Paph. Saint Swithin 'Big Ben' BM


----------



## JeanLux (Apr 21, 2008)

wow, very nice flowers, and great pict. I hope you get your division of it!! Jean


----------



## paphioboy (Apr 21, 2008)

WOW..!! those are really chunky petals and what a large dorsal n synsepal this has... *Drool...*


----------



## Elena (Apr 21, 2008)

Wow, that's one gorgeous Swithin!


----------



## Candace (Apr 21, 2008)

I'm assuming it's Alan's? I didn't see this one displayed anywhere?


----------



## likespaphs (Apr 21, 2008)

neato! 
so, uh, may i have a division of your's when it's of size... i mean, ummmm....


----------



## rdlsreno (Apr 21, 2008)

Candace said:


> I'm assuming it's Alan's? I didn't see this one displayed anywhere?




Yep!

He didn't want it to be AOS judged on this flowering since it only had 5 flowers only a month ago it had 7!!!!


Ramon


----------



## Park Bear (Apr 21, 2008)

sweet


----------



## NYEric (Apr 21, 2008)

Psst, forget the multiflorals. Remember about our friend w/ the vietnamese seedlings from Sunmoon! :ninja:


----------



## Candace (Apr 21, 2008)

O.K. Ramon typo alert:> He *didn't* want it AOS judged? Right?


----------



## rdlsreno (Apr 21, 2008)

Candace said:


> O.K. Ramon typo alert:> He *didn't* want it AOS judged?
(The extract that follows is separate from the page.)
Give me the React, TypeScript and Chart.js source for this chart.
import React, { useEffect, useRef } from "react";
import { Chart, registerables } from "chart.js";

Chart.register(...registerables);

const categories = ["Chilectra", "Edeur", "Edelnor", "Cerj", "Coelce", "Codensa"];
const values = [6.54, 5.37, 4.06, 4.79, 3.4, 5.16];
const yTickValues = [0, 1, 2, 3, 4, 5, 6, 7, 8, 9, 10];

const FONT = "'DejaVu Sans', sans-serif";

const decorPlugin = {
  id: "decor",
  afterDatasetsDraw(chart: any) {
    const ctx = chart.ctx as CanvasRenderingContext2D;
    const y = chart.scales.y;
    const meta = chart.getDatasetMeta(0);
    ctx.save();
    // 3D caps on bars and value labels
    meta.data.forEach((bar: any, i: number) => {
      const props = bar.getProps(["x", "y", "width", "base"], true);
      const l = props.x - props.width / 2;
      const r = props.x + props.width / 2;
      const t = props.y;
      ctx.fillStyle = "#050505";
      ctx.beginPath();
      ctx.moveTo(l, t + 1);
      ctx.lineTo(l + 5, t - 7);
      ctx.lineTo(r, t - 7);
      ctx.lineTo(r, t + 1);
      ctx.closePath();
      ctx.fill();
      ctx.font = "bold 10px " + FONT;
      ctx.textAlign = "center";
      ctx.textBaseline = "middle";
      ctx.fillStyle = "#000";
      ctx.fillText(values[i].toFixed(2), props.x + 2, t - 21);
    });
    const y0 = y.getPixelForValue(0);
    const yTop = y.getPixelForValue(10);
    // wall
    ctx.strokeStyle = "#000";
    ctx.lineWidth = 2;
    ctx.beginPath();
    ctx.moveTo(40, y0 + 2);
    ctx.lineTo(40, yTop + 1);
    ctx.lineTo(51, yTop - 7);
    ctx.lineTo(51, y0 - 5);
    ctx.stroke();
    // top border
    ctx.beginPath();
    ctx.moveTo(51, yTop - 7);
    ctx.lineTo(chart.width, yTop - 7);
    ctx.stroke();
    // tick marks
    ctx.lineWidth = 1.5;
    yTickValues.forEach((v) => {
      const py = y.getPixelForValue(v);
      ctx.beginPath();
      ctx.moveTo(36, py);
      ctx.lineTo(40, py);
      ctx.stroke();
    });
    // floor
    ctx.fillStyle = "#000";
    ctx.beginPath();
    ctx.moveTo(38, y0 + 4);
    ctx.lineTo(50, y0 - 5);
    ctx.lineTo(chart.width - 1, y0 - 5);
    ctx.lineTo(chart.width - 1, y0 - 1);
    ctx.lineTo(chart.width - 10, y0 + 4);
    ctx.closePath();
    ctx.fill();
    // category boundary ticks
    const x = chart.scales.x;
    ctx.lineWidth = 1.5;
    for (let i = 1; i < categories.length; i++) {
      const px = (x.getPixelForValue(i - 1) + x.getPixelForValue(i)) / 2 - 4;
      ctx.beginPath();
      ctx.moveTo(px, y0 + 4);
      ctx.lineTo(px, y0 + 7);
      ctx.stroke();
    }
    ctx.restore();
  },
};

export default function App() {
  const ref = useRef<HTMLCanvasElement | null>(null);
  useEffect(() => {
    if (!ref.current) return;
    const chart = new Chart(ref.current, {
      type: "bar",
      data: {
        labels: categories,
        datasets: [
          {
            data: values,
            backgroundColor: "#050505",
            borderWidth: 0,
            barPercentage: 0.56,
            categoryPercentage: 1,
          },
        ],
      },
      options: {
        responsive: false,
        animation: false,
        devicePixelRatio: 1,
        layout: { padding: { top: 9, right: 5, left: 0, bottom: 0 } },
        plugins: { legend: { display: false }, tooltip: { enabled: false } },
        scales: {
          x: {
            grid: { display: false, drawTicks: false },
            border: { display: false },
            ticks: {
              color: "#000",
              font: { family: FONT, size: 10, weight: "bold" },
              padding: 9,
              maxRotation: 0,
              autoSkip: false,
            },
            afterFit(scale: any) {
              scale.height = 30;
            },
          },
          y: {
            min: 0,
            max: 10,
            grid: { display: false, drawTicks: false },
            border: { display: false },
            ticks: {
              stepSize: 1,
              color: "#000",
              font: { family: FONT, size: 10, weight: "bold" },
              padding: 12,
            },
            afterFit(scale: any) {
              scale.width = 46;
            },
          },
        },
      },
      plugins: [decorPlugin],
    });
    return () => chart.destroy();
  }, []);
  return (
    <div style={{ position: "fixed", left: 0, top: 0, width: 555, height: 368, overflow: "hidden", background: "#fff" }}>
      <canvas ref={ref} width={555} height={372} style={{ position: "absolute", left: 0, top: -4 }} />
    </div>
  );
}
Right?



Thanks


Ramon


----------



## practicallyostensible (Apr 22, 2008)

rdlsreno said:


> I was asked by ODC to take pictures of their awards that they have given at the SOS show and one of them is this very nice Paph. Saint Swithin. I ask the owner if I can buy a division and he said yes as soon he can divide it!! Yeah!!
> 
> Ramon



Jeeze, pick out the nicest plant at any show and Ramon already has a piece of it. oke:


----------



## Candace (Apr 22, 2008)

Well Julia, for the right price you can have a piece of it too:>


----------



## practicallyostensible (Apr 22, 2008)

Candace said:


> Well Julia, for the right price you can have a piece of it too:>



Ha! I just don't have the cojones to ask.


----------



## Ernie (Apr 23, 2008)

Candace said:


> Well Julia, for the right price you can have a piece of it too:>



Are we still talking about plants??? Being Steve Jobs, I have unlimited resources! And at this point, I am NOT talking about plants  Although I wouldn't mind having a piece of that St Swithin too! 

-Steve Jobs (Ernie)


----------



## paphjoint (Apr 23, 2008)

awesome !!


----------



## SlipperFan (Apr 23, 2008)

Wow. I hope my St. Swithin, now in spike, opens like that!


----------



## rdlsreno (Apr 28, 2008)

Check that, Sorry! The award was given by CSA not ODC. :sob:


Ramon


----------